Governance gaps across identity, data, and AI systems

The briefing highlights three areas attackers exploit most: identity, data, and AI systems. Closing governance gaps across those domains is presented as an essential part of recovery planning. Effective recovery models therefore require more than playbooks for eradicating malware; they require governance controls that define who can change identities, how data integrity is validated during restoration, and how models and model-serving infrastructure are treated during incident recovery. The materials position this work as a prerequisite to executing “cleanly, quickly, and consistently” when recovery is required.

Structured playbooks aligned to regulatory demands

Structured recovery playbooks that align incident decisions with regulatory demands are presented as the practical bridge between detection and trusted recovery. The briefing urges organizations to build repeatable recovery models that restore trusted operations faster under real attack conditions, and to improve incident decision making with playbooks that reflect both operational realities and reporting obligations. This is not merely a matter of paperwork: it is about being able to demonstrate, under a 72-hour notification rule and in the wake of a costly breach, that decisions were made and actions taken according to a rehearsed, auditable process.

What this means for technologists, policymakers, and affected enterprises

  • Technologists and security teams: Expect to prioritize building and exercising repeatable recovery processes that cover identity, data integrity, and AI pipelines, and to adopt AI-enabled tools where they measurably reduce workload—while recognizing those tools do not by themselves restore trust.
  • Policymakers and regulators: Will find that rapid notification regimes like the GDPR’s 72-hour rule increase pressure on firms to produce accurate reconstructions quickly; clear expectations about demonstrable recovery processes will shape compliance assessments.
  • Affected enterprises and procurement leaders: Should demand that recovery capabilities—playbooks, governance over identities/data/AI, and demonstrable restoration procedures—are part of vendor evaluations, not just detection metrics or incident response speed claims.

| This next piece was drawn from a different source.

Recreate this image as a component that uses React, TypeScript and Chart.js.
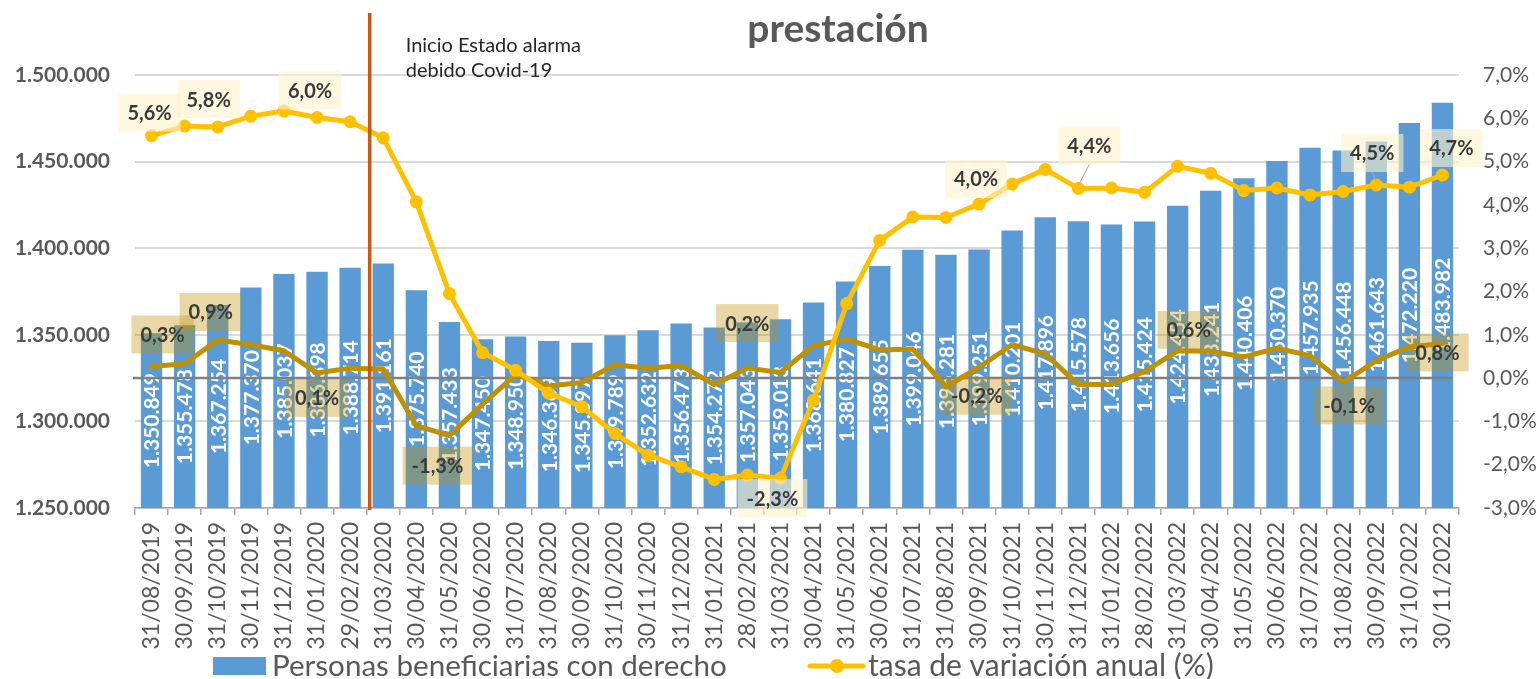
import React, { useEffect, useRef } from 'react';
import { Chart, registerables } from 'chart.js';

Chart.register(...registerables);

const categories = [
  '31/08/2019', '30/09/2019', '31/10/2019', '30/11/2019', '31/12/2019', '31/01/2020', '29/02/2020',
  '31/03/2020', '30/04/2020', '31/05/2020', '30/06/2020', '31/07/2020', '31/08/2020', '30/09/2020',
  '31/10/2020', '30/11/2020', '31/12/2020', '31/01/2021', '28/02/2021', '31/03/2021', '30/04/2021',
  '31/05/2021', '30/06/2021', '31/07/2021', '31/08/2021', '30/09/2021', '31/10/2021', '30/11/2021',
  '31/12/2021', '31/01/2022', '28/02/2022', '31/03/2022', '30/04/2022', '31/05/2022', '30/06/2022',
  '31/07/2022', '31/08/2022', '30/09/2022', '31/10/2022', '30/11/2022',
];

const beneficiaries = [
  1350849, 1355478, 1367254, 1377370, 1385037, 1386398, 1388714, 1391161, 1375740, 1357433,
  1347450, 1348950, 1346369, 1345397, 1349789, 1352632, 1356473, 1354272, 1357043, 1359013,
  1368641, 1380827, 1389655, 1399046, 1396281, 1399251, 1410201, 1417896, 1415578, 1413656,
  1415424, 1424454, 1433241, 1440406, 1450370, 1457935, 1456448, 1461643, 1472220, 1483982,
];

const annualRate = [
  5.6, 5.82, 5.8, 6.05, 6.17, 6.02, 5.92, 5.55, 4.07, 1.95,
  0.59, 0.18, -0.35, -0.66, -1.28, -1.78, -2.05, -2.34, -2.24, -2.31,
  -0.51, 1.72, 3.18, 3.72, 3.71, 4.02, 4.48, 4.82, 4.38, 4.39,
  4.29, 4.89, 4.73, 4.33, 4.39, 4.23, 4.31, 4.46, 4.41, 4.69,
];

const monthlyRate = [
  0.27, 0.33, 0.88, 0.77, 0.63, 0.12, 0.23, 0.21, -1.1, -1.33,
  -0.6, 0.08, -0.18, -0.1, 0.31, 0.23, 0.29, -0.15, 0.23, 0.13,
  0.75, 0.9, 0.65, 0.67, -0.2, 0.25, 0.77, 0.56, -0.15, -0.14,
  0.15, 0.63, 0.62, 0.49, 0.69, 0.52, -0.1, 0.4, 0.72, 0.8,
];

const leftMin = 1250000;
const leftMax = 1500000;
const leftStep = 50000;
const rightMin = -3;
const rightMax = 7;
const rightStep = 1;

const titleText = 'prestación';
const annotationLines = ['Inicio Estado alarma', 'debido Covid-19'];
const barSeriesName = 'Personas beneficiarias con derecho';
const annualSeriesName = 'tasa de variación anual (%)';
const monthlySeriesName = 'tasa de variación mensual (%)';

// label placement (offset from the point, px) for the shown data labels
const annualLabelSpots = [
  { i: 0, dx: -2, dy: -23 },
  { i: 1, dx: 24, dy: -27 },
  { i: 5, dx: -7, dy: -27 },
  { i: 19, dx: -8, dy: 20 },
  { i: 25, dx: -3, dy: -25 },
  { i: 28, dx: 11, dy: -43, leader: true },
  { i: 37, dx: -4, dy: -32, leader: true },
  { i: 39, dx: 9, dy: -27 },
];
const monthlyLabelSpots = [
  { i: 0, dx: 11, dy: -32 },
  { i: 2, dx: -7, dy: -28 },
  { i: 5, dx: 0, dy: 25 },
  { i: 9, dx: -12, dy: 30 },
  { i: 18, dx: 0, dy: -45 },
  { i: 24, dx: 31, dy: 9 },
  { i: 31, dx: 11, dy: -21 },
  { i: 36, dx: 6, dy: 23 },
  { i: 39, dx: -5, dy: 9 },
];

const BLUE = '#5B9BD5';
const YELLOW = '#FFC000';
const GOLD = '#BF9000';
const GRAY_TEXT = '#595959';

const fmtThousands = (n: number) =>
  Math.round(n).toString().replace(/\B(?=(\d{3})+(?!\d))/g, '.');
const fmtPct = (v: number) => v.toFixed(1).replace('.', ',') + '%';

export default function App() {
  const ref = useRef<HTMLCanvasElement | null>(null);

  useEffect(() => {
    const canvas = ref.current;
    if (!canvas) return;

    const drawPctLabels = (chart: any, values: number[], spots: any[], bg: string) => {
      const ctx = chart.ctx;
      const xs = chart.scales.x;
      const ys = chart.scales.y1;
      ctx.save();
      ctx.font = 'bold 20px Lato';
      ctx.textAlign = 'center';
      ctx.textBaseline = 'middle';
      spots.forEach((s) => {
        const px = xs.getPixelForValue(s.i);
        const py = ys.getPixelForValue(values[s.i]);
        const cx = px + s.dx;
        const cy = py + s.dy;
        const text = fmtPct(values[s.i]);
        const w = ctx.measureText(text).width + 18;
        const h = 38;
        if (s.leader) {
          ctx.strokeStyle = '#a6a6a6';
          ctx.lineWidth = 1;
          ctx.beginPath();
          ctx.moveTo(cx, cy + h / 2);
          ctx.lineTo(px, py - 3);
          ctx.stroke();
        }
        ctx.fillStyle = bg;
        ctx.fillRect(cx - w / 2, cy - h / 2, w, h);
        ctx.fillStyle = '#3a3a3a';
        ctx.fillText(text, cx, cy + 1);
      });
      ctx.restore();
    };

    const custom = {
      id: 'customDraw',
      afterDatasetDraw(chart: any, args: any) {
        if (args.index !== 0) return;
        const ctx = chart.ctx;
        const xs = chart.scales.x;
        const ys = chart.scales.y;
        const base = ys.getPixelForValue(leftMin);
        ctx.save();
        ctx.fillStyle = '#ffffff';
        ctx.font = 'bold 21px Lato';
        ctx.textAlign = 'center';
        ctx.textBaseline = 'middle';
        beneficiaries.forEach((v, i) => {
          const top = ys.getPixelForValue(v);
          const cx = xs.getPixelForValue(i);
          const cy = (top + base) / 2;
          ctx.save();
          ctx.translate(cx + 1, cy);
          ctx.rotate(-Math.PI / 2);
          ctx.fillText(fmtThousands(v), 0, 0);
          ctx.restore();
        });
        const y1 = chart.scales.y1;
        const yz = y1.getPixelForValue(0);
        ctx.strokeStyle = '#808080';
        ctx.lineWidth = 2.5;
        ctx.beginPath();
        ctx.moveTo(chart.chartArea.left - 2, yz);
        ctx.lineTo(chart.chartArea.right - 6, yz);
        ctx.stroke();
        ctx.restore();
      },
      afterDatasetsDraw(chart: any) {
        const ctx = chart.ctx;
        const xs = chart.scales.x;
        const area = chart.chartArea;
        const vx = (xs.getPixelForValue(6) + xs.getPixelForValue(7)) / 2 + 3;
        ctx.save();
        ctx.strokeStyle = '#C55A11';
        ctx.lineWidth = 3.5;
        ctx.beginPath();
        ctx.moveTo(vx, area.top - 62);
        ctx.lineTo(vx, area.bottom + 2);
        ctx.stroke();

        ctx.fillStyle = '#262626';
        ctx.font = '20px Lato';
        ctx.textAlign = 'left';
        ctx.textBaseline = 'alphabetic';
        annotationLines.forEach((line, k) => {
          ctx.fillText(line, vx + 36, area.top - 23 + k * 25);
        });
        ctx.restore();

        drawPctLabels(chart, annualRate, annualLabelSpots, 'rgba(255,242,204,0.6)');
        drawPctLabels(chart, monthlyRate, monthlyLabelSpots, 'rgba(191,144,0,0.35)');
      },
      afterDraw(chart: any) {
        const ctx = chart.ctx;
        const area = chart.chartArea;
        ctx.save();
        ctx.fillStyle = GRAY_TEXT;
        ctx.font = 'bold 39px Lato';
        ctx.textAlign = 'center';
        ctx.textBaseline = 'alphabetic';
        ctx.fillText(titleText, (area.left + area.right) / 2 + 41, 42);

        const ly = 666;
        ctx.fillStyle = BLUE;
        ctx.fillRect(213, ly - 9, 53, 18);
        ctx.fillStyle = GRAY_TEXT;
        ctx.font = '29.6px Lato';
        ctx.textAlign = 'left';
        ctx.textBaseline = 'middle';
        ctx.fillText(barSeriesName, 272, ly);
        ctx.strokeStyle = YELLOW;
        ctx.lineWidth = 5;
        ctx.lineCap = 'round';
        ctx.beginPath();
        ctx.moveTo(810, ly);
        ctx.lineTo(863, ly);
        ctx.stroke();
        ctx.fillStyle = YELLOW;
        ctx.beginPath();
        ctx.arc(837, ly, 7, 0, Math.PI * 2);
        ctx.fill();
        ctx.fillStyle = GRAY_TEXT;
        ctx.font = '30px Lato';
        ctx.fillText(annualSeriesName, 868, ly);
        ctx.restore();
      },
    };

    const chart = new Chart(canvas, {
      type: 'bar',
      data: {
        labels: categories,
        datasets: [
          {
            type: 'bar',
            label: barSeriesName,
            data: beneficiaries,
            backgroundColor: BLUE,
            barPercentage: 0.645,
            categoryPercentage: 1,
            yAxisID: 'y',
            order: 3,
          },
          {
            type: 'line',
            label: annualSeriesName,
            data: annualRate,
            borderColor: YELLOW,
            backgroundColor: YELLOW,
            borderWidth: 5,
            pointRadius: 6.5,
            pointBorderWidth: 0,
            pointBackgroundColor: YELLOW,
            borderJoinStyle: 'round',
            borderCapStyle: 'round',
            tension: 0,
            yAxisID: 'y1',
            order: 1,
          },
          {
            type: 'line',
            label: monthlySeriesName,
            data: monthlyRate,
            borderColor: GOLD,
            backgroundColor: GOLD,
            borderWidth: 5,
            pointRadius: 0,
            borderJoinStyle: 'round',
            borderCapStyle: 'round',
            tension: 0,
            yAxisID: 'y1',
            order: 2,
          },
        ],
      } as any,
      options: {
        animation: false,
        responsive: true,
        maintainAspectRatio: false,
        layout: { padding: { top: 75, left: 0, right: 0, bottom: 0 } },
        plugins: {
          legend: { display: false },
          title: { display: false },
          tooltip: { enabled: false },
        },
        scales: {
          x: {
            offset: true,
            afterFit: (s: any) => { s.height = 171; },
            grid: {
              offset: true,
              drawOnChartArea: false,
              drawTicks: true,
              tickLength: 7,
              color: '#a6a6a6',
              lineWidth: 1.5,
            },
            border: { display: true, color: '#a6a6a6', width: 1.5 },
            ticks: {
              autoSkip: false,
              minRotation: 90,
              maxRotation: 90,
              padding: 7,
              color: GRAY_TEXT,
              font: { family: 'Lato', size: 23 },
            },
          },
          y: {
            position: 'left',
            min: leftMin,
            max: leftMax,
            afterFit: (s: any) => { s.width = 135; },
            grid: { color: '#d9d9d9', lineWidth: 2, drawTicks: false },
            border: { display: false },
            ticks: {
              stepSize: leftStep,
              padding: 25,
              color: GRAY_TEXT,
              font: { family: 'Lato', size: 21, weight: 'bold' },
              callback: (v: any) => fmtThousands(Number(v)),
            },
          },
          y1: {
            position: 'right',
            min: rightMin,
            max: rightMax,
            afterFit: (s: any) => { s.width = 79; },
            grid: { display: false, drawTicks: false },
            border: { display: false },
            ticks: {
              stepSize: rightStep,
              padding: 24,
              color: GRAY_TEXT,
              font: { family: 'Lato', size: 21 },
              callback: (v: any) => fmtPct(Number(v)),
            },
          },
        },
      } as any,
      plugins: [custom],
    });

    return () => chart.destroy();
  }, []);

  return (
    <div style={{ position: 'absolute', left: 0, top: 0, width: 1538, height: 679 }}>
      <canvas ref={ref} />
    </div>
  );
}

For experienced security leaders, the briefing distills a pointed observation: visibility is no longer the real gap. The pressing question is whether recovery can be executed cleanly, quickly, and consistently when systems, data, and identities are already compromised. Organizations that couple AI-enabled reductions in workload with mature, repeatable recovery models and governance over identity, data, and AI stand to shorten exposure windows and to meet regulatory timelines; those that do not will continue to face extended attacker access and large financial consequences.